**Stated goal**. Return, without pictures, the lines from the start of the data through the one that contains "4, 6, 8, 10];".

**Information provided**.
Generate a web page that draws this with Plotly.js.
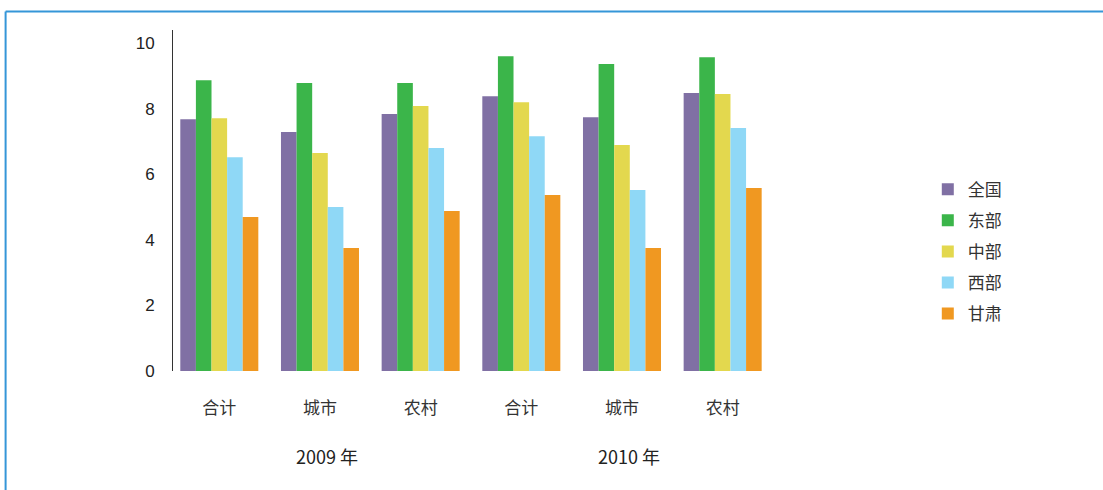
<!DOCTYPE html>
<html>
<head>
<meta charset="utf-8">
<script src="https://cdn.plot.ly/plotly-3.0.1.min.js"></script>
<style>
html,body{margin:0;padding:0;background:#fff;}
#chart{width:1103px;height:490px;}
</style>
</head>
<body>
<div id="chart"></div>
<script>
// Data
const categories = ["合计", "城市", "农村", "合计", "城市", "农村"];
const years = ["2009 年", "2010 年"];
const seriesNames = ["全国", "东部", "中部", "西部", "甘肃"];
const quanguo = [7.68, 7.29, 7.84, 8.38, 7.74, 8.48];
const dongbu  = [8.87, 8.78, 8.78, 9.60, 9.36, 9.57];
const zhongbu = [7.71, 6.65, 8.08, 8.20, 6.89, 8.45];
const xibu    = [6.52, 5.00, 6.80, 7.16, 5.52, 7.41];
const gansu   = [4.70, 3.75, 4.88, 5.37, 3.75, 5.58];
const yTicks  = [0, 2, 4, 6, 8, 10];

const seriesValues = [quanguo, dongbu, zhongbu, xibu, gansu];
const colors = ["#8070a4", "#3bb54a", "#e3d84e", "#8fd8f6", "#f09821"];
const xIdx = categories.map((c, i) => i);

const traces = seriesNames.map((name, k) => ({
  type: "bar",
  name: name,
  x: xIdx,
  y: seriesValues[k],
  marker: {color: colors[k], line: {width: 0}},
  legendgroup: "g" + k,
  hoverinfo: "skip"
}));

const latin = "'Liberation Sans', Arial, Helvetica, sans-serif";
const cjk = "'Noto Sans CJK SC', 'Liberation Sans', sans-serif";
const blue = "#3596d8";

const layout = {
  width: 1103,
  height: 490,
  paper_bgcolor: "#ffffff",
  plot_bgcolor: "#ffffff",
  margin: {l: 173, r: 330, t: 30, b: 119},
  barmode: "group",
  bargap: 0.225,
  bargroupgap: 0,
  showlegend: true,
  legend: {
    x: 1.258, y: 0.35, xanchor: "left", yanchor: "middle",
    font: {family: cjk, size: 17, color: "#333"},
    traceorder: "grouped",
    tracegroupgap: 6,
    bgcolor: "rgba(0,0,0,0)"
  },
  xaxis: {
    range: [-0.46, 5.5],
    tickvals: xIdx,
    ticktext: categories,
    ticks: "",
    showgrid: false,
    zeroline: false,
    showline: false,
    tickfont: {family: cjk, size: 17, color: "#333"},
    ticklabelstandoff: 25,
    fixedrange: true
  },
  yaxis: {
    range: [0, 10.4],
    tickvals: yTicks,
    ticktext: yTicks.map(String),
    ticks: "",
    showgrid: false,
    zeroline: false,
    showline: true,
    linecolor: "#333",
    linewidth: 1,
    tickfont: {family: latin, size: 17, color: "#222"},
    ticklabelstandoff: 14,
    fixedrange: true
  },
  annotations: years.map((t, i) => ({
    text: t,
    x: 1 + 3 * i + 0.07,
    xref: "x",
    y: -0.249,
    yref: "paper",
    showarrow: false,
    xanchor: "center",
    yanchor: "middle",
    font: {family: cjk, size: 18, color: "#222"}
  })),
  shapes: [
    {type: "line", xref: "paper", yref: "paper", x0: -0.279, x1: 1.6, y0: 1.054, y1: 1.054,
     line: {color: blue, width: 2}},
    {type: "line", xref: "paper", yref: "paper", x0: -0.279, x1: -0.279, y0: 1.054, y1: -0.4,
     line: {color: blue, width: 2}}
  ]
};

Plotly.newPlot("chart", traces, layout, {displayModeBar: false, staticPlot: true});
</script>
</body>
</html>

**Answer**.
Generate a web page that draws this with Plotly.js.
<!DOCTYPE html>
<html>
<head>
<meta charset="utf-8">
<script src="https://cdn.plot.ly/plotly-3.0.1.min.js"></script>
<style>
html,body{margin:0;padding:0;background:#fff;}
#chart{width:1103px;height:490px;}
</style>
</head>
<body>
<div id="chart"></div>
<script>
// Data
const categories = ["合计", "城市", "农村", "合计", "城市", "农村"];
const years = ["2009 年", "2010 年"];
const seriesNames = ["全国", "东部", "中部", "西部", "甘肃"];
const quanguo = [7.68, 7.29, 7.84, 8.38, 7.74, 8.48];
const dongbu  = [8.87, 8.78, 8.78, 9.60, 9.36, 9.57];
const zhongbu = [7.71, 6.65, 8.08, 8.20, 6.89, 8.45];
const xibu    = [6.52, 5.00, 6.80, 7.16, 5.52, 7.41];
const gansu   = [4.70, 3.75, 4.88, 5.37, 3.75, 5.58];
const yTicks  = [0, 2, 4, 6, 8, 10];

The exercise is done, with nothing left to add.